Do interior fala-se quando há incêndios, neve ou quando há uns assassinatos em série. No resto faz-se exatamente o mesmo que fazia o SNI (Secretariado Nacional de Informação) de má memória. Divulga o mel, o queijo, o azeite, uns enchidos e o vinho e tudo isto representa entre 1,35 a 1,8% do PIB português. Vêm cá as TV’s perguntar se está frio no Inverno ou se está calor no Verão e fazem uns programas do mais pindérico que pode haver, e que só não são matéria-prima para humoristas porque a maioria é má e só estão a enfadonhar o público porque se habituaram a encostar-se ao poder e aos poderzinhos adjacentes.

O drama de hoje começa a não ser apenas a fuga dos jovens para o litoral (Lisboa ou Porto), mas a falta de idosos para encher os equipamentos sociais disponíveis em demasia na região e que são um fator de fixação de gente nas mais recônditas aldeias do interior.

Estamos no princípio do fim de mais uma etapa de fim do interior e dispensam-se discursos e loas aos seus projetos messiânicos de desenvolvimento. Eu, pelo menos, faço o meu papel, e já nem ouço para não me incomodar.

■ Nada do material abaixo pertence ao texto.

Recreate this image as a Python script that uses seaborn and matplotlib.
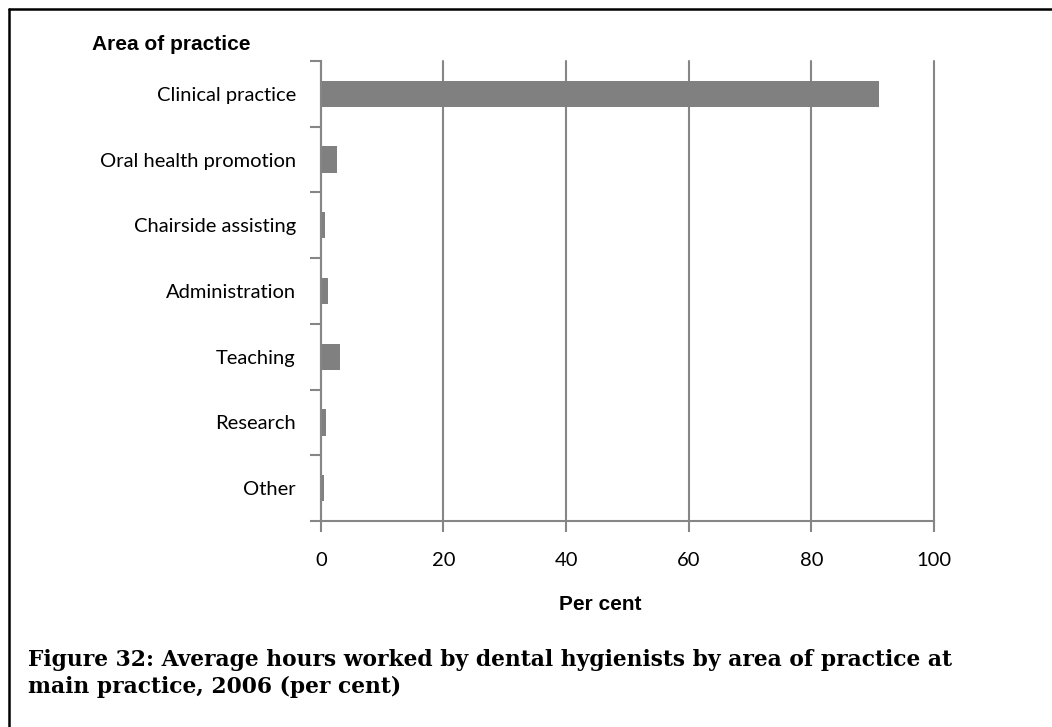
import matplotlib
matplotlib.use("Agg")
import matplotlib.pyplot as plt
import pandas as pd
import seaborn as sns
from matplotlib.lines import Line2D

categories = ["Clinical practice", "Oral health promotion", "Chairside assisting",
              "Administration", "Teaching", "Research", "Other"]
values = [91.0, 2.7, 0.7, 1.1, 3.2, 0.9, 0.5]
xticks = [0, 20, 40, 60, 80, 100]

df = pd.DataFrame({"Area": categories, "Per cent": values})

sns.set_style("white")
plt.rcParams["font.family"] = ["Lato", "DejaVu Sans"]
plt.rcParams["text.color"] = "black"
plt.rcParams["xtick.color"] = "black"
plt.rcParams["ytick.color"] = "black"

fig = plt.figure(figsize=(10.52, 7.27), dpi=100)
ax = fig.add_axes([0.3049, 0.2834, 0.5829, 0.6327])

sns.barplot(data=df, x="Per cent", y="Area", orient="h", color="#808080",
            width=0.4, saturation=1, ax=ax, edgecolor="none")

ax.set_xlim(0, 100)
ax.set_ylim(len(categories) - 0.5, -0.5)
ax.set_xticks(xticks)
ax.set_xticklabels([str(t) for t in xticks], fontsize=14.5)
ax.tick_params(axis="x", bottom=True, length=8, width=1.5, color="#868686",
               labelcolor="black", pad=14)

# category ticks sit between the bars, labels in the middle
ax.set_yticks([i - 0.5 for i in range(len(categories) + 1)])
ax.set_yticklabels([])
ax.set_yticks(range(len(categories)), minor=True)
ax.set_yticklabels(categories, minor=True, fontsize=14.5)
ax.tick_params(axis="y", which="major", left=True, length=8, width=1.5, color="#868686")
ax.tick_params(axis="y", which="minor", left=True, length=0, pad=18, labelcolor="black")

ax.grid(axis="x", color="#868686", linewidth=1.5)
for gl in ax.get_xgridlines():
    gl.set_clip_on(False)
ax.set_axisbelow(True)
for s in ["top", "right"]:
    ax.spines[s].set_visible(False)
for s in ["left", "bottom"]:
    ax.spines[s].set_color("#868686")
    ax.spines[s].set_linewidth(1.5)

ax.set_xlabel("")
ax.set_ylabel("")

fig.text(600 / 1052, 1 - 604 / 727, "Per cent", ha="center", va="center",
         fontsize=15, fontweight="bold", family="Liberation Sans")
fig.text(92 / 1052, 1 - 44 / 727, "Area of practice", ha="left", va="center",
         fontsize=15, fontweight="bold", family="Liberation Sans")

fig.text(28 / 1052, 1 - 660 / 727,
         "Figure 32: Average hours worked by dental hygienists by area of practice at",
         ha="left", va="center", fontsize=15.7, fontweight="bold", family="DejaVu Serif")
fig.text(28 / 1052, 1 - 687 / 727, "main practice, 2006 (per cent)",
         ha="left", va="center", fontsize=15.7, fontweight="bold", family="DejaVu Serif")

# page frame: left and top edges
fig.add_artist(Line2D([9 / 1052, 9 / 1052], [0, 1 - 9 / 727], color="black",
                      linewidth=1.8, transform=fig.transFigure))
fig.add_artist(Line2D([9 / 1052, 1], [1 - 9 / 727, 1 - 9 / 727], color="black",
                      linewidth=1.8, transform=fig.transFigure))

fig.savefig("out.png", dpi=100)
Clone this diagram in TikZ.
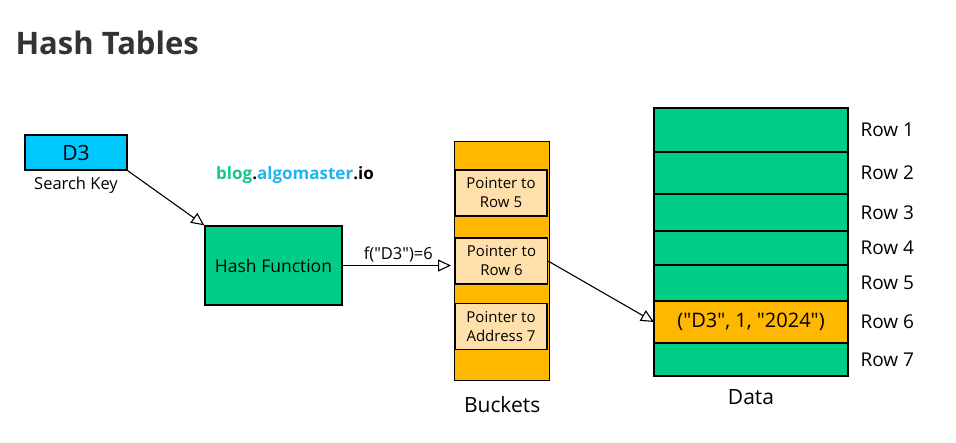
\documentclass[tikz,border=0pt]{standalone}
\usepackage{fontspec}
\setmainfont{Open Sans}[Ligatures=TeXOff]
\usetikzlibrary{positioning, arrows.meta}
\definecolor{keycyan}{RGB}{0,200,255}
\definecolor{hashgreen}{RGB}{0,206,134}
\definecolor{bucketorange}{RGB}{255,184,0}
\definecolor{ptrpeach}{RGB}{255,224,170}
\definecolor{titlegray}{RGB}{51,51,51}
\definecolor{brandgreen}{RGB}{24,200,130}
\definecolor{brandcyan}{RGB}{30,180,240}
\tikzset{
    keybox/.style={rectangle, draw=black, fill=keycyan, line width=1.3pt, minimum width=102pt, minimum height=35pt, font=\fontsize{21}{21}\selectfont},
    hashbox/.style={rectangle, draw=black, fill=hashgreen, line width=1.3pt, minimum width=137pt, minimum height=79pt, font=\fontsize{17.5}{17.5}\selectfont},
    bucketcol/.style={rectangle, draw=black, fill=bucketorange, line width=1.3pt, minimum width=95pt, minimum height=239pt, anchor=north west},
    ptrbox/.style={rectangle, draw=black, fill=ptrpeach, line width=1.1pt, minimum width=92pt, minimum height=46pt, inner sep=1pt, align=center, font=\fontsize{15}{19}\selectfont},
    datarow/.style={rectangle, draw=black, fill=hashgreen, line width=1.3pt, minimum width=194pt, inner sep=0pt, outer sep=0pt, font=\fontsize{20}{20}\selectfont},
    rowlbl/.style={font=\fontsize{19}{19}\selectfont},
    caplbl/.style={font=\fontsize{21}{21}\selectfont},
    openarr/.style={-{Triangle[open, length=13pt, width=12pt]}, line width=1.1pt, fill=white}
}
\begin{document}
\begin{tikzpicture}[x=1pt, y=-1pt]
    \useasboundingbox (0,0) rectangle (956,442);

    % Title and watermark
    \node[anchor=west, font=\bfseries\fontsize{31}{31}\selectfont, text=titlegray] (title) at (12,43) {Hash Tables};
    \node[font=\bfseries\fontsize{17}{17}\selectfont] (brand) at (295,175) {\textcolor{brandgreen}{blog}.\textcolor{brandcyan}{algomaster}.io};

    % Key and hash function
    \node[keybox] (key) at (76,152.5) {D3};
    \node[font=\fontsize{16.5}{16.5}\selectfont, below=3pt of key] (keylbl) {Search Key};
    \node[hashbox] (hash) at (273.5,265.5) {Hash Function};

    % Buckets
    \node[bucketcol] (buckets) at (454,141) {};
    \node[ptrbox] (p5) at (501,193) {Pointer to\\Row 5};
    \node[ptrbox] (p6) at (501.5,261) {Pointer to\\Row 6};
    \node[ptrbox] (p7) at (501,326.5) {Pointer to\\Address 7};
    \node[caplbl, below=12pt of buckets] (bucketlbl) {Buckets};

    % Data rows
    \node[datarow, minimum height=44pt, anchor=north west] (r1) at (654,108) {};
    \node[datarow, minimum height=42pt, below=0pt of r1] (r2) {};
    \node[datarow, minimum height=37pt, below=0pt of r2] (r3) {};
    \node[datarow, minimum height=34pt, below=0pt of r3] (r4) {};
    \node[datarow, minimum height=36pt, below=0pt of r4] (r5) {};
    \node[datarow, minimum height=42pt, below=0pt of r5, fill=bucketorange] (r6) {("D3", 1, "2024")};
    \node[datarow, minimum height=33pt, below=0pt of r6] (r7) {};
    \foreach \i in {1,...,7} \node[rowlbl, right=9pt of r\i] (l\i) {Row \i};
    \node[caplbl, below=10pt of r7] (datalbl) {Data};

    % Connectors
    \draw[openarr] (key.south east) -- (hash.north west);
    \draw[openarr, shorten >=3pt] (hash.east) -- node[above, font=\fontsize{16.5}{16.5}\selectfont] (flbl) {f("D3")=6} (hash.east -| buckets.west);
    \draw[openarr] (p6.east) -- (r6.west);
\end{tikzpicture}
\end{document}
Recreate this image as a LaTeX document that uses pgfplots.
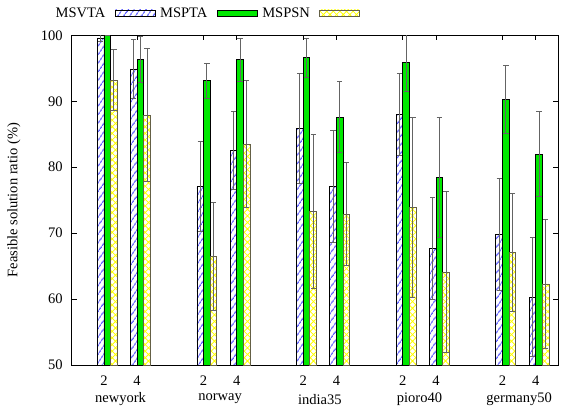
\documentclass[border=0pt]{standalone}
\usepackage{fontspec}
\setmainfont{Liberation Serif}
\usepackage{pgfplots}
\pgfplotsset{compat=1.18}
\usepackage{pgfplotstable}
\usetikzlibrary{patterns.meta}

\definecolor{bargreen}{RGB}{0,232,0}
\definecolor{errgray}{RGB}{100,100,100}

\pgfplotstableread{
x y e
0 99.6 0.5
1 94.9 4.5
3 77.1 6.8
4 82.6 5.9
6 85.9 8.3
7 77.1 8.5
9 88.0 6.2
10 67.7 7.7
12 69.8 8.5
13 60.3 9.0
}\msvta

\pgfplotstableread{
x y e
0 100 0
1 96.4 3.5
3 93.1 2.6
4 96.3 3.3
6 96.6 3.0
7 87.6 5.4
9 95.9 4.4
10 78.5 9.1
12 90.3 5.1
13 82.0 6.4
}\mspta

\pgfplotstableread{
x y e
0 93.2 4.6
1 87.9 10.1
3 66.5 8.2
4 83.5 9.6
6 73.3 11.7
7 72.9 7.8
9 73.9 13.6
10 64.1 12.2
12 67.1 9.0
13 62.3 9.8
}\mspsn

\pgfplotsset{
  mybar/.style={ybar, bar width=0.2, bar shift=0, line width=0.6pt,
    legend image code/.code={\draw[##1] (0pt,-2.5pt) rectangle (30pt,2.5pt);},
    /pgfplots/error bars/y dir=both,
    /pgfplots/error bars/y explicit,
    /pgfplots/error bars/error bar style={draw=errgray, line width=0.6pt},
    /pgfplots/error bars/error mark options={draw=errgray, line width=0.6pt, mark size=2pt, rotate=90}},
}

\begin{document}
\fontsize{10.9}{13}\selectfont
\begin{tikzpicture}
\begin{axis}[
  scale only axis,
  width=364.7pt, height=247.3pt,
  xmin=-0.97, xmax=13.67,
  ymin=50, ymax=100,
  ytick={50,60,70,80,90,100},
  xtick={0,1,3,4,6,7,9,10,12,13},
  xticklabels={2,4,2,4,2,4,2,4,2,4},
  tick align=inside,
  tick pos=both,
  xticklabel pos=lower, yticklabel pos=left,
  major tick length=3.75pt,
  tick style={black, line width=0.6pt},
  axis line style={line width=0.7pt},
  /pgf/number format/assume math mode=true,
  xticklabel style={anchor=center, yshift=-12pt, font=\fontsize{10.9}{13}\selectfont},
  yticklabel style={xshift=-3pt, font=\fontsize{10.9}{13}\selectfont},
  ylabel={Feasible solution ratio (\%)},
  ylabel style={at={(rel axis cs:-0.1187,0.5)}, anchor=center, font=\fontsize{10.9}{13}\selectfont},
  clip mode=individual,
  legend plot pos=right,
  legend columns=-1,
  legend style={at={(rel axis cs:-0.033,1.0667)}, anchor=west, draw=none, fill=none,
    inner sep=0pt, outer sep=0pt,
    font=\fontsize{10.9}{13}\selectfont,
    nodes={inner sep=0pt},
    /tikz/every odd column/.append style={column sep=7pt},
    /tikz/every even column/.append style={column sep=3.5pt}},
]
\path (rel axis cs:-0.1474,-0.1274) rectangle (rel axis cs:1.0062,1.1071);

\addplot[mybar, draw=black,
  pattern={Lines[angle=55, distance=4pt, line width=0.6pt]}, pattern color=blue]
  table[x expr=\thisrow{x}-0.1, y=y, y error=e] {\msvta};
\addlegendentry{MSVTA}

\addplot[mybar, draw=black, fill=bargreen]
  table[x expr=\thisrow{x}+0.1, y=y, y error=e] {\mspta};
\addlegendentry{MSPTA}

\addplot[mybar, draw=black!70!yellow,
  pattern={Hatch[angle=45, distance=3.5pt, line width=0.6pt]}, pattern color=yellow]
  table[x expr=\thisrow{x}+0.3, y=y, y error=e] {\mspsn};
\addlegendentry{MSPSN}

\node[font=\fontsize{10.9}{13}\selectfont] at (axis cs:0.5,50) [yshift=-25.5pt] {newyork};
\node[font=\fontsize{10.9}{13}\selectfont] at (axis cs:3.5,50) [yshift=-25.5pt] {norway};
\node[font=\fontsize{10.9}{13}\selectfont] at (axis cs:6.5,50) [yshift=-25.5pt] {india35};
\node[font=\fontsize{10.9}{13}\selectfont] at (axis cs:9.5,50) [yshift=-25.5pt] {pioro40};
\node[font=\fontsize{10.9}{13}\selectfont] at (axis cs:12.5,50) [yshift=-25.5pt] {germany50};
\end{axis}
\end{tikzpicture}
\end{document}
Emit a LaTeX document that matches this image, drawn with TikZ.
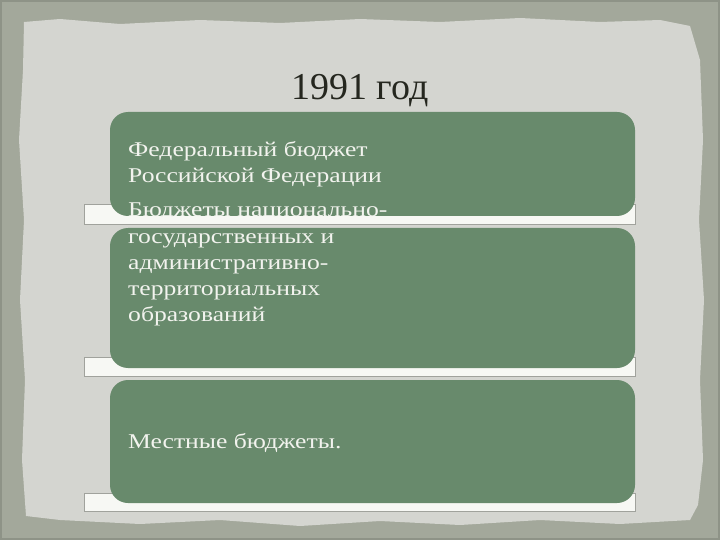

Já nem o clero se quer por cá manter porque as receitas são cada vez menores. A bem dizer foram os padres os que começaram a debandada, acumulando os poucos que restaram paróquias em número significativo para as suas práticas. Deixaram de “prestar” uma série de serviços porque há cada vez menos contribuintes líquidos para as “obrigações da fé”.

Desejo-vos umas Boas Festas, com a certeza que para o ano estou a repetir o que aqui escrevi, provavelmente para cada vez menos gente que zarpa em busca de oportunidades que aqui não encontram.